Most law firms and legal departments purchase Athennian because they want to leverage our market-leading document assembly technology. In order to enable our enterprise customers to automate their own set of templates, each customer has their own template administration studio where they can upload and configure their own document templates.
However, some kinds of templates are centrally administered for all customers. For example, government forms, standard reports, and summary templates are document templates that we centrally manage because all our customers want exactly the same document.
This dynamic created two challenges. First, how do we manage versions of these standard templates across all client databases? And second, how do we update centralized template resources across a decentralized infrastructure of siloed template administration studios? To illustrate the issue, if we want to update one government form, we would have to upload and configure that template into each of our customer’s template studio. If we have 50 customers in a jurisdiction that uses a particular form, we would upload and configure the same template 50 times. This worked when our customer count was lower. But as we have grown rapidly in recent years, it quickly became unmanageable and clearly would not scale.
We got to work on the whiteboard and generated a few different concepts of how we could create a system that would scale. We ultimately arrived on using Git as the versioning tool and pipelines for automated deployment to each client. This allows us to create a new branch (version) of a document template in Bitbucket, compare it to the previous version (text redlining) and deploy the new document version automatically. Alongside each template, we include a metadata configuration file, which contains instructions for Athennian to configure things like subtemplates references, pop-up questions, and settings to show the document only in certain workflows or certain jurisdictions.
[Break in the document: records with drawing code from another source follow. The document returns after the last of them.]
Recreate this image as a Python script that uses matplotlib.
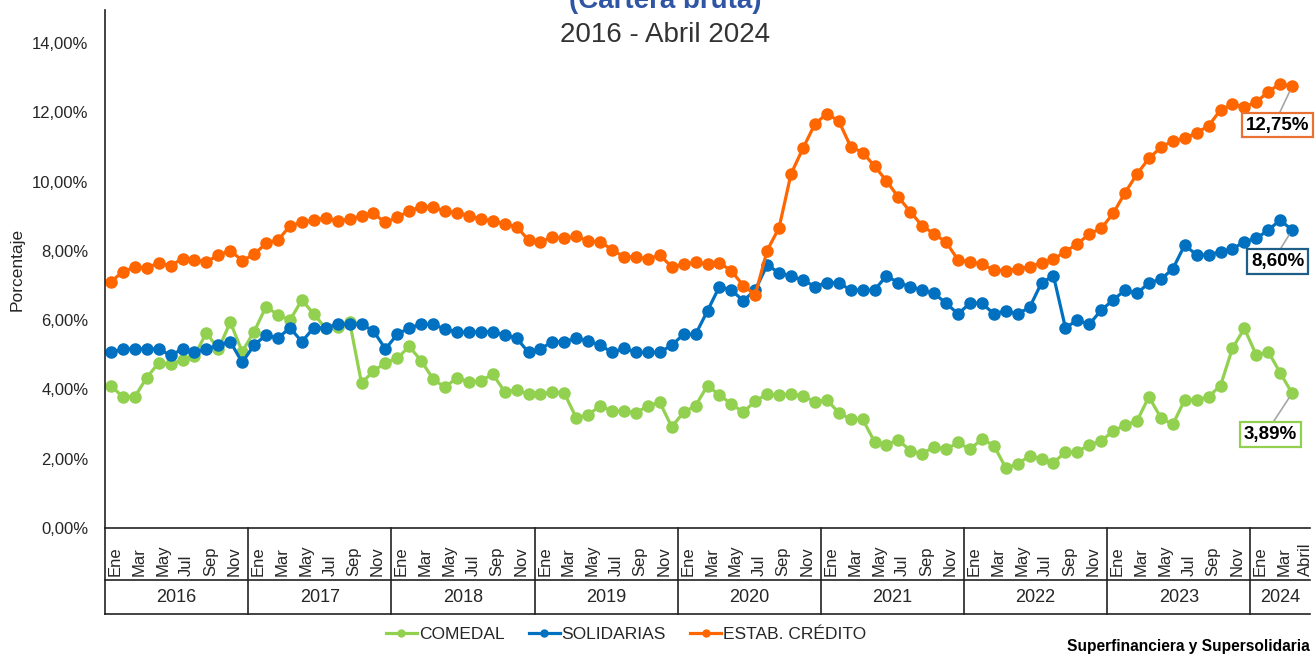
import matplotlib.pyplot as plt
from matplotlib.lines import Line2D

plt.rcParams['font.family'] = ['Liberation Sans', 'DejaVu Sans']

# --- data (percent), monthly Ene 2016 .. Abril 2024 ---
comedal = [4.10, 3.79, 3.79, 4.34, 4.77, 4.73, 4.85, 4.97, 5.64, 5.16, 5.94, 5.09,
           5.67, 6.39, 6.15, 6.00, 6.58, 6.18, 5.76, 5.81, 5.96, 4.18, 4.53, 4.77,
           4.90, 5.24, 4.83, 4.30, 4.06, 4.34, 4.21, 4.25, 4.44, 3.94, 3.98, 3.86,
           3.86, 3.92, 3.89, 3.18, 3.27, 3.52, 3.38, 3.38, 3.33, 3.52, 3.63, 2.92,
           3.34, 3.53, 4.11, 3.84, 3.58, 3.34, 3.67, 3.86, 3.84, 3.87, 3.81, 3.65,
           3.70, 3.33, 3.14, 3.14, 2.49, 2.40, 2.54, 2.23, 2.14, 2.35, 2.27, 2.47,
           2.27, 2.57, 2.38, 1.74, 1.84, 2.09, 1.99, 1.89, 2.19, 2.20, 2.40, 2.51,
           2.80, 2.97, 3.09, 3.79, 3.18, 2.99, 3.70, 3.70, 3.79, 4.11, 5.19, 5.76,
           4.99, 5.09, 4.48, 3.89]
solidarias = [5.07, 5.17, 5.17, 5.17, 5.17, 4.98, 5.17, 5.07, 5.17, 5.28, 5.38, 4.78,
              5.28, 5.57, 5.48, 5.78, 5.38, 5.78, 5.78, 5.88, 5.88, 5.88, 5.69, 5.17,
              5.59, 5.78, 5.88, 5.88, 5.74, 5.65, 5.65, 5.67, 5.67, 5.57, 5.48, 5.07,
              5.17, 5.38, 5.38, 5.48, 5.40, 5.28, 5.07, 5.19, 5.07, 5.07, 5.07, 5.28,
              5.59, 5.59, 6.27, 6.97, 6.87, 6.56, 6.87, 7.59, 7.37, 7.27, 7.16, 6.97,
              7.08, 7.08, 6.87, 6.87, 6.87, 7.28, 7.08, 6.97, 6.87, 6.77, 6.49, 6.18,
              6.49, 6.49, 6.18, 6.27, 6.18, 6.37, 7.08, 7.28, 5.78, 6.00, 5.88, 6.29,
              6.58, 6.87, 6.77, 7.08, 7.18, 7.48, 8.17, 7.88, 7.88, 7.98, 8.05, 8.27,
              8.36, 8.60, 8.89, 8.60]
estab_credito = [7.11, 7.40, 7.53, 7.50, 7.66, 7.57, 7.78, 7.73, 7.69, 7.87, 8.01, 7.72,
                 7.90, 8.22, 8.31, 8.72, 8.82, 8.89, 8.95, 8.86, 8.93, 9.00, 9.08, 8.82,
                 8.97, 9.15, 9.28, 9.26, 9.15, 9.10, 9.02, 8.92, 8.87, 8.78, 8.70, 8.31,
                 8.25, 8.41, 8.36, 8.43, 8.28, 8.27, 8.03, 7.83, 7.83, 7.76, 7.88, 7.54,
                 7.61, 7.67, 7.61, 7.66, 7.42, 7.00, 6.73, 8.01, 8.67, 10.22, 10.96, 11.66,
                 11.96, 11.75, 11.01, 10.84, 10.45, 10.02, 9.55, 9.13, 8.72, 8.49, 8.25, 7.74,
                 7.69, 7.61, 7.45, 7.43, 7.48, 7.54, 7.66, 7.76, 7.98, 8.20, 8.49, 8.65,
                 9.08, 9.68, 10.22, 10.67, 10.99, 11.18, 11.25, 11.41, 11.61, 12.07, 12.23, 12.16,
                 12.29, 12.60, 12.82, 12.75]

years = ['2016', '2017', '2018', '2019', '2020', '2021', '2022', '2023', '2024']
month_idx = list(range(0, 96, 2)) + [96, 98, 99]
month_txt = ['Ene', 'Mar', 'May', 'Jul', 'Sep', 'Nov'] * 8 + ['Ene', 'Mar', 'Abril']

GREEN = '#92D050'
BLUE = '#0070C0'
ORANGE = '#FF6600'
TXT = '#262626'

x = list(range(len(comedal)))
xmin, xmax = -0.5, len(x) + 0.5

fig = plt.figure(figsize=(13.16, 6.56), dpi=100)
ax = fig.add_axes([105 / 1316, 128 / 656, 1205 / 1316, 518 / 656])

ax.plot(x, comedal, '-o', color=GREEN, lw=2.3, ms=8, label='COMEDAL')
ax.plot(x, solidarias, '-o', color=BLUE, lw=2.3, ms=8, label='SOLIDARIAS')
ax.plot(x, estab_credito, '-o', color=ORANGE, lw=2.3, ms=8, label='ESTAB. CRÉDITO')

ax.set_xlim(xmin, xmax)
ax.set_ylim(0, 518 / 34.64)
ax.set_yticks(range(0, 15, 2))
ax.set_yticklabels([f'{v:.2f}%'.replace('.', ',') for v in range(0, 15, 2)],
                   fontsize=12, color=TXT)
ax.tick_params(axis='y', length=0, pad=12)
ax.set_xticks([])
ax.set_ylabel('Porcentaje', fontsize=12.5, color=TXT, labelpad=5)

for s in ['top', 'right']:
    ax.spines[s].set_visible(False)
ax.spines['left'].set_color('#222222')
ax.spines['bottom'].set_color('#222222')
ax.spines['left'].set_linewidth(1.2)
ax.spines['bottom'].set_linewidth(1.2)

# category table under the axis
tr = ax.get_xaxis_transform()
row1 = -(580 - 528) / 518
row2 = -(614 - 528) / 518
kw = dict(transform=tr, clip_on=False, color='#222222', lw=1.2)
ax.plot([xmin, xmin], [0, row2], **kw)
ax.plot([xmin, xmax], [row1, row1], **kw)
ax.plot([xmin, xmax], [row2, row2], **kw)
for k, yr in enumerate(years):
    start = xmin + 12 * k
    end = min(start + 12, xmax)
    if k > 0:
        ax.plot([start, start], [0, row2], **kw)
    ax.text((start + end) / 2, (row1 + row2) / 2, yr, transform=tr,
            ha='center', va='center', fontsize=13, color=TXT)
for n, (i, m) in enumerate(zip(month_idx, month_txt)):
    # the last label sits in the extra slot at the right end of the axis
    xpos = i + 0.35 if n < len(month_idx) - 1 else i + 1.1
    ax.text(xpos, -(576 - 528) / 518, m, transform=tr, rotation=90,
            ha='center', va='bottom', fontsize=12, color=TXT)

# last value labels
labels = [(estab_credito, '#E97132', 97.8, 11.63),
          (solidarias, '#1F5E87', 97.8, 7.69),
          (comedal, GREEN, 97.2, 2.70)]
for serie, ec, tx, ty in labels:
    ax.annotate(f'{serie[-1]:.2f}%'.replace('.', ','), xy=(x[-1], serie[-1]),
                xytext=(tx, ty), ha='center', va='center', fontsize=13.5,
                fontweight='bold', color='black', annotation_clip=False,
                bbox=dict(boxstyle='square,pad=0.2', fc='white', ec=ec, lw=1.6),
                arrowprops=dict(arrowstyle='-', color='#A6A6A6', lw=1.2,
                                relpos=(0.5, 1.0), shrinkA=0, shrinkB=4))

# titles
fig.text(665 / 1316, 1 - 8 / 656, '(Cartera bruta)', ha='center', va='baseline',
         fontsize=20, fontweight='bold', color='#2F55A4')
fig.text(665 / 1316, 1 - 42 / 656, '2016 - Abril 2024', ha='center', va='baseline',
         fontsize=20, color='#333333')

handles = [Line2D([], [], color=c, lw=2.3, marker='o', ms=5)
           for c in (GREEN, BLUE, ORANGE)]
fig.legend(handles, ['COMEDAL', 'SOLIDARIAS', 'ESTAB. CRÉDITO'], loc='center',
           bbox_to_anchor=(626 / 1316, 1 - 634 / 656), ncol=3, frameon=False,
           fontsize=12.5, handlelength=1.8, handletextpad=0.1, columnspacing=1.4,
           labelcolor=TXT)

fig.text(1310 / 1316, 1 - 647 / 656, 'Superfinanciera y Supersolidaria',
         ha='right', va='center', fontsize=11.2, fontweight='bold', color='black')

fig.savefig('out.png', dpi=100)
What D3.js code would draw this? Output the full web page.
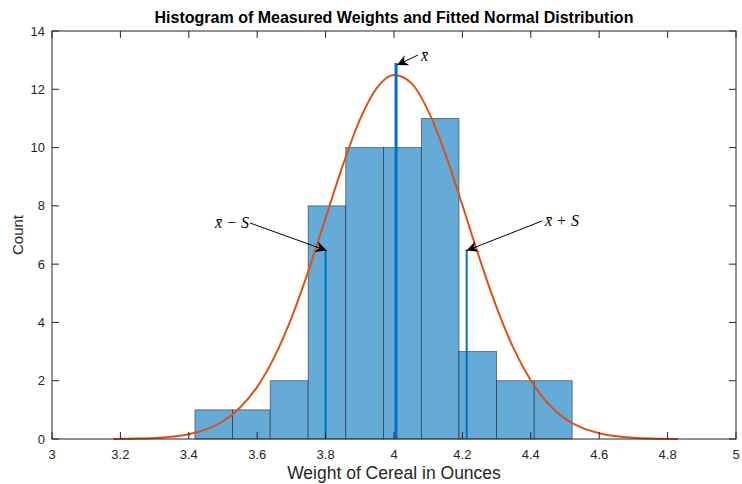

With this new process, updating document templates that have sophisticated assembly coding and metadata takes about 2 minutes compared to taking an endless number of hours. In addition to the efficiency, this process also eliminates the headache and risk associated with having a countless number of different template versions.
As more legal and business documents are being automated in tools, knowledge management is becoming an increasingly important topic for administrators of these systems.
Hopefully, this article provides legal operations and knowledge management professionals some inspiration for one way use Git to automate the deployment of content across systems.